Kingstone’s third quarter showcased a resilient business model, with multiple levers for profitability and growth. Investors should weigh the following:

Key Considerations:

  • Product-Mix-Driven Claims Improvement: The Select product’s risk filtering is reducing claim frequency and enhancing long-term margin durability.
  • Expense Ratio Tailwinds: Sliding-scale reinsurance commissions and operational efficiency are structurally lowering expenses, not just benefiting from weather luck.
  • Retention as a Revenue Anchor: High policy retention (over 80% of premium base) underpins revenue predictability and reduces churn risk.
  • Expansion Execution Risk: Success in new state and E&S markets will depend on disciplined underwriting and regulatory approvals, with product adaptation underway.
  • Capital Flexibility: No holding company debt and 80% YoY equity growth provide ample room for both organic and opportunistic expansion.

Risks

Kingstone remains exposed to weather volatility, especially as catastrophe losses normalize from recent lows. Expansion into new states and E&S lines introduces underwriting and regulatory risk, and competitive pressures in core New York markets could intensify as incumbents broaden their appetite. Management’s guidance assumes mean reversion in catastrophe activity for 2026, and any deviation could impact profitability and capital deployment.

Forward Outlook

For Q4 2025, Kingstone guided to:

  • Net earned premiums of $187 million
  • GAAP combined ratio between 78 and 82
  • Basic EPS between $2.30 and $2.70, diluted EPS between $2.20 and $2.60
  • Return on equity between 35% and 39%

For full-year 2025, management raised profitability guidance while reaffirming premium growth:

  • Direct written premium growth for all states between 12% and 17%

Management highlighted several factors that will shape results:

  • Catastrophe activity is expected to revert to the mean in 2026, with guidance to be refined as the year unfolds
  • Expansion roadmap and new state entry plans will be detailed in the first half of 2026

Takeaways

Kingstone’s Q3 2025 results demonstrate a structurally improved business model, with Select product adoption and expense leverage driving record profitability. Capital strength and high retention provide a stable foundation for disciplined expansion and ongoing dividend support.

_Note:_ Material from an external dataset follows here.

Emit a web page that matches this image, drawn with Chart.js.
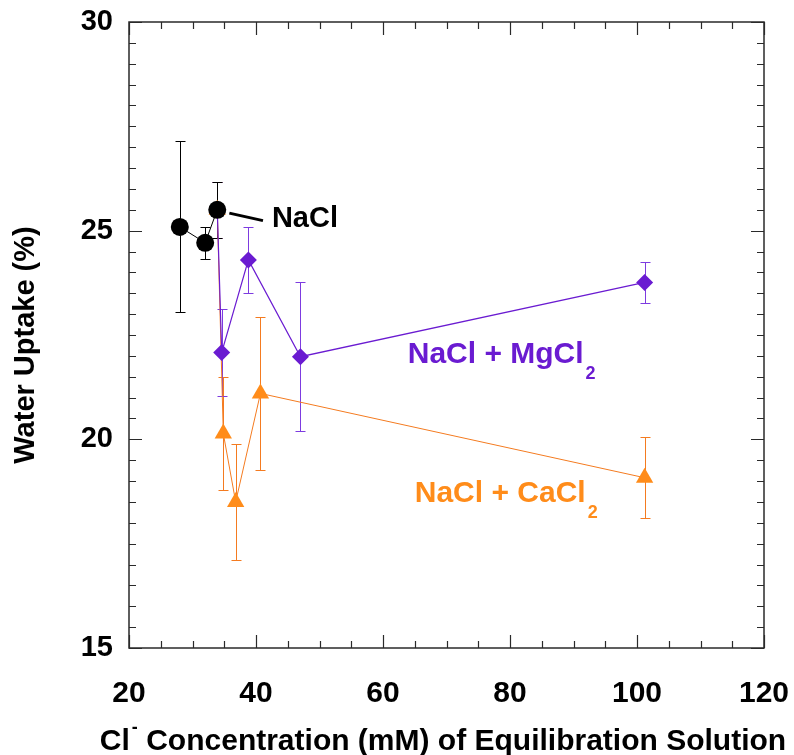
<!DOCTYPE html>
<html>
<head>
<meta charset="utf-8">
<title>Water uptake vs. Cl- concentration</title>
<script src="https://cdn.jsdelivr.net/npm/chart.js@4.4.1/dist/chart.umd.min.js"></script>
<style>
  html, body { margin: 0; padding: 0; background: #fff; }
  #wrap { width: 794px; height: 755px; }
</style>
</head>
<body>
<div id="wrap"><canvas id="uptake" width="794" height="755"></canvas></div>
<script>
// Cl- concentration (mM), water uptake (%) and +/- error per series
const naclX   = [28.0, 32.0, 33.9];
const naclY   = [25.09, 24.71, 25.50];
const naclErr = [2.05, 0.38, 0.67];

const mgX   = [33.9, 34.6, 38.8, 47.0, 101.2];
const mgY   = [25.50, 22.08, 24.30, 21.98, 23.76];
const mgErr = [0.67, 1.04, 0.79, 1.78, 0.49];

const caX   = [33.9, 34.85, 36.8, 40.7, 101.2];
const caY   = [25.50, 20.14, 18.50, 21.10, 19.08];
const caErr = [0.67, 1.36, 1.40, 1.83, 0.97];

const xTicks = [20, 40, 60, 80, 100, 120];
const yTicks = [15, 20, 25, 30];

const FONT = "'Liberation Sans', Arial, Helvetica, sans-serif";
const PURPLE = '#6a1bd1';
const PURPLE_BAR = '#7d3be0';
const ORANGE = '#ff8c1a';
const ORANGE_LINE = '#f47b20';

Chart.defaults.font.family = FONT;
Chart.defaults.color = '#000';

const toPoints = (xs, ys) => xs.map((x, i) => ({ x: x, y: ys[i] }));

// vertical error bars with caps, drawn under the markers
const errorBars = {
  id: 'errorBars',
  beforeDatasetsDraw(chart) {
    const { ctx, scales: { x, y } } = chart;
    ctx.save();
    ctx.lineWidth = 1;
    for (let i = chart.data.datasets.length - 1; i >= 0; i--) {
      const ds = chart.data.datasets[i];
      ctx.strokeStyle = ds.barColor;
      ds.data.forEach((p, j) => {
        const e = ds.errors[j];
        if (!e) return;
        const px = Math.round(x.getPixelForValue(p.x)) + 0.5;
        const top = Math.round(y.getPixelForValue(p.y + e)) + 0.5;
        const bot = Math.round(y.getPixelForValue(p.y - e)) + 0.5;
        ctx.beginPath();
        ctx.moveTo(px, top); ctx.lineTo(px, bot);
        ctx.moveTo(px - 5, top); ctx.lineTo(px + 5, top);
        ctx.moveTo(px - 5, bot); ctx.lineTo(px + 5, bot);
        ctx.stroke();
      });
    }
    ctx.restore();
  }
};

// closed frame with inward major/minor ticks on every side
const frame = {
  id: 'frame',
  afterDraw(chart) {
    const { ctx, chartArea: a, scales: { x, y } } = chart;
    ctx.save();
    ctx.strokeStyle = '#2a2a2a';
    ctx.lineWidth = 1.5;
    ctx.strokeRect(a.left, a.top, a.right - a.left, a.bottom - a.top);
    ctx.lineWidth = 1.2;
    ctx.beginPath();
    for (let v = 15; v <= 30; v += 0.5) {
      const len = v % 5 === 0 ? 13 : 7;
      const py = Math.round(y.getPixelForValue(v)) + 0.5;
      ctx.moveTo(a.left, py); ctx.lineTo(a.left + len, py);
      ctx.moveTo(a.right, py); ctx.lineTo(a.right - len, py);
    }
    for (let v = 20; v <= 120; v += 5) {
      const len = v % 20 === 0 ? 13 : 7;
      const px = Math.round(x.getPixelForValue(v)) + 0.5;
      ctx.moveTo(px, a.bottom); ctx.lineTo(px, a.bottom - len);
      ctx.moveTo(px, a.top); ctx.lineTo(px, a.top + len);
    }
    ctx.stroke();
    ctx.restore();
  }
};

// series labels and axis titles
const labels = {
  id: 'labels',
  afterDraw(chart) {
    const { ctx, scales: { x, y } } = chart;
    const X = v => x.getPixelForValue(v);
    const Y = v => y.getPixelForValue(v);
    ctx.save();
    ctx.textBaseline = 'alphabetic';

    // NaCl with leader line
    ctx.strokeStyle = '#000';
    ctx.lineWidth = 3;
    ctx.beginPath();
    ctx.moveTo(X(35.8), Y(25.42));
    ctx.lineTo(X(41.1), Y(25.24));
    ctx.stroke();
    ctx.fillStyle = '#000';
    ctx.font = 'bold 29px ' + FONT;
    ctx.textAlign = 'left';
    ctx.fillText('NaCl', X(42.5), Y(25.09));

    const withSub = (main, sub, color, vx, vy) => {
      ctx.fillStyle = color;
      ctx.font = 'bold 30px ' + FONT;
      const bx = X(vx), by = Y(vy);
      ctx.fillText(main, bx, by);
      const w = ctx.measureText(main).width;
      ctx.font = 'bold 18px ' + FONT;
      ctx.fillText(sub, bx + w + 2, by + 16);
    };
    withSub('NaCl + MgCl', '2', PURPLE, 63.9, 21.84);
    withSub('NaCl + CaCl', '2', ORANGE, 65.0, 18.5);

    // y title
    ctx.fillStyle = '#000';
    ctx.font = 'bold 29px ' + FONT;
    ctx.save();
    ctx.translate(34, 345);
    ctx.rotate(-Math.PI / 2);
    ctx.textAlign = 'center';
    ctx.fillText('Water Uptake (%)', 0, 0);
    ctx.restore();

    // x title: Cl with superscript minus
    const big = 'bold 30px ' + FONT;
    const small = 'bold 18px ' + FONT;
    ctx.font = big;
    const wCl = ctx.measureText('Cl').width;
    const rest = ' Concentration (mM) of Equilibration Solution';
    const wRest = ctx.measureText(rest).width;
    ctx.font = small;
    const wSup = ctx.measureText('-').width;
    const total = wCl + 2 + wSup + wRest;
    let tx = 443 - total / 2;
    const ty = 750;
    ctx.textAlign = 'left';
    ctx.font = big;
    ctx.fillText('Cl', tx, ty);
    tx += wCl + 2;
    ctx.font = small;
    ctx.fillText('-', tx, ty - 17);
    tx += wSup;
    ctx.font = big;
    ctx.fillText(rest, tx, ty);
    ctx.restore();
  }
};

new Chart(document.getElementById('uptake'), {
  type: 'scatter',
  data: {
    datasets: [
      {
        label: 'NaCl',
        data: toPoints(naclX, naclY),
        errors: naclErr,
        barColor: '#000',
        showLine: true,
        borderColor: '#000',
        borderWidth: 1,
        backgroundColor: '#000',
        pointStyle: 'circle',
        pointRadius: 9,
        pointBorderWidth: 0
      },
      {
        label: 'NaCl + MgCl2',
        data: toPoints(mgX, mgY),
        errors: mgErr,
        barColor: PURPLE_BAR,
        showLine: true,
        borderColor: PURPLE,
        borderWidth: 1.2,
        backgroundColor: PURPLE,
        pointStyle: 'rectRot',
        pointRadius: 8.5,
        pointBorderWidth: 0
      },
      {
        label: 'NaCl + CaCl2',
        data: toPoints(caX, caY),
        errors: caErr,
        barColor: ORANGE_LINE,
        showLine: true,
        borderColor: ORANGE_LINE,
        borderWidth: 1,
        backgroundColor: ORANGE,
        pointStyle: 'triangle',
        pointRadius: 10,
        pointBorderWidth: 0
      }
    ]
  },
  options: {
    responsive: false,
    animation: false,
    layout: { padding: { top: 22, right: 30, left: 0, bottom: 0 } },
    plugins: { legend: { display: false }, tooltip: { enabled: false } },
    scales: {
      x: {
        type: 'linear',
        min: 20,
        max: 120,
        afterBuildTicks: s => { s.ticks = xTicks.map(v => ({ value: v })); },
        afterFit: s => { s.height = 107; s.paddingLeft = 0; s.paddingRight = 0; },
        grid: { display: false, drawTicks: false },
        border: { display: false },
        ticks: { font: { size: 30, weight: 'bold' }, color: '#000', padding: 28, maxRotation: 0 }
      },
      y: {
        type: 'linear',
        min: 15,
        max: 30,
        afterBuildTicks: s => { s.ticks = yTicks.map(v => ({ value: v })); },
        afterFit: s => { s.width = 129; s.paddingTop = 0; s.paddingBottom = 0; },
        grid: { display: false, drawTicks: false },
        border: { display: false },
        ticks: { font: { size: 29, weight: 'bold' }, color: '#000', padding: 16 }
      }
    }
  },
  plugins: [errorBars, frame, labels]
});
</script>
</body>
</html>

  • Risk Selection and Margin Expansion: Select Homeowners and disciplined underwriting are translating into lower claim frequency and higher returns, even as claim severity edges up.
  • Expense and Investment Leverage: Sliding-scale commissions and yield-driven investment income growth are driving double-digit earnings expansion and supporting capital returns.
  • Expansion Watchpoint: Execution in new geographies and E&S lines will be the next test of Kingstone’s underwriting discipline and risk management as the market opportunity persists.

Conclusion

Kingstone delivered a standout quarter, with enduring profitability powered by product mix, operational discipline, and capital strength. The company is well-positioned for measured expansion, but investors should monitor weather normalization and competitive dynamics as the next phase unfolds.

Industry Read-Through

Kingstone’s results highlight the value of selective underwriting, retention-driven growth, and operational efficiency in personal lines insurance, especially in catastrophe-exposed markets. The shift toward preferred risk products and the use of sliding-scale reinsurance commissions are levers other regional carriers may seek to emulate. Low catastrophe losses have flattered recent results, but the company’s capital discipline and expansion posture signal broader industry moves toward risk-adjusted growth and margin resilience. As competition re-enters hard markets, insurers with robust producer relationships and advanced risk segmentation will likely hold the advantage.